Putin described the EAEU saying, “We note with satisfaction that over the past decade our association has established itself as an independent and self-sufficient centre of the emerging multipolar world.” He spoke of this in terms of trade and investment exchanges, the strengthening of commercial ties, and the expansion of cooperative relations: “In actual practice, it helps ensure stable and sustainable development both of the five member countries and the Eurasian region as a whole, and results in improving the quality of life and well-being of our people.

“The economic indicators speak for themselves: According to available estimates, over the 10 years the total GDP of the Eurasian Union countries went from $1.6 to $2.5 trillion. Trade with third countries increased by 60%, from $579 to $923 billion, and the volume of mutual trade almost doubled: from $45 to $89 billion, with over 90% of settlements already made in national currencies. It is noteworthy that positive macroeconomic dynamics continue this year.”

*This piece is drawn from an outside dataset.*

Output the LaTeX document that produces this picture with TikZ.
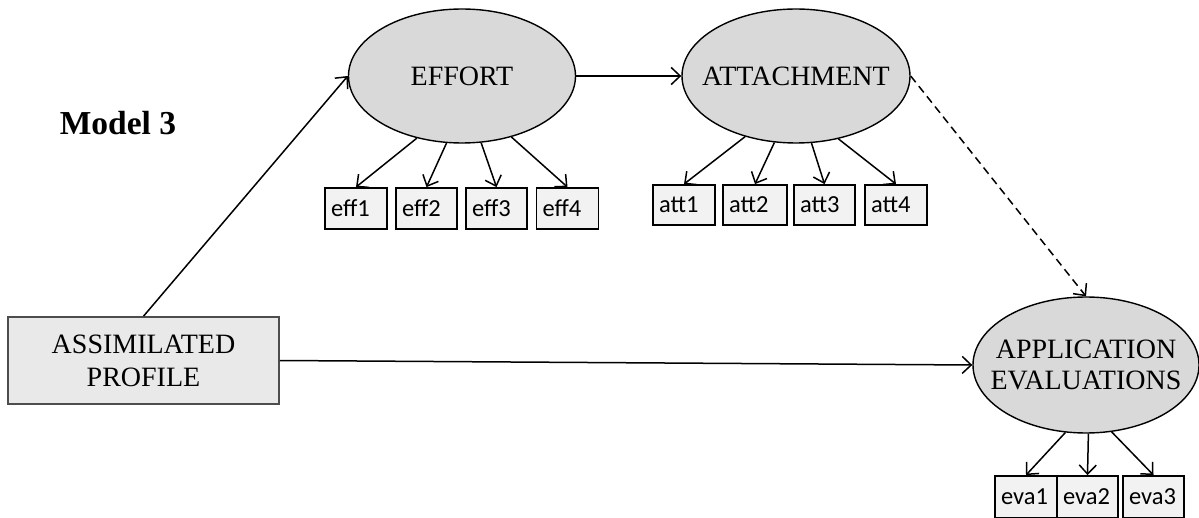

Putin’s presidential aide Yury Ushakov said that, amongst Putin’s scheduled bilateral meetings on the sidelines, one with Armenian Prime Minister Nikol Pashinyan would be, as quoted by [TASS]( ), “quite substantial as there are a lot of issues to discuss. A number of problematic topics have accumulated in Russian-Armenian relations lately. We expect the leaders to have a frank discussion about them.” He also cited a meeting with Lukashenko, who had said that “he planned to discuss military coordination and issues related to tactical nuclear weapons with Putin….”

A report was presented on the implementation of the Strategic Directions for Developing Eurasian Economic Integration until 2025, which showed that most of the activities laid out last year had been completed already. Discussion, in part, dealt with the way forward over the next year. According to Pashinyan, there was a report and review of the ongoing “consultations... to facilitate trade with Egypt, Indonesia and the United Arab Emirates. Besides, preparations are being carried out to begin similar talks with India.”

Memoranda of understanding were signed with Myanmar and Nicaragua, and a full-scale trade agreement was concluded with Iran. Formal negotiations to establish an interim trade agreement with Mongolia were agreed upon, and actions to facilitate trade with Vietnam were approved.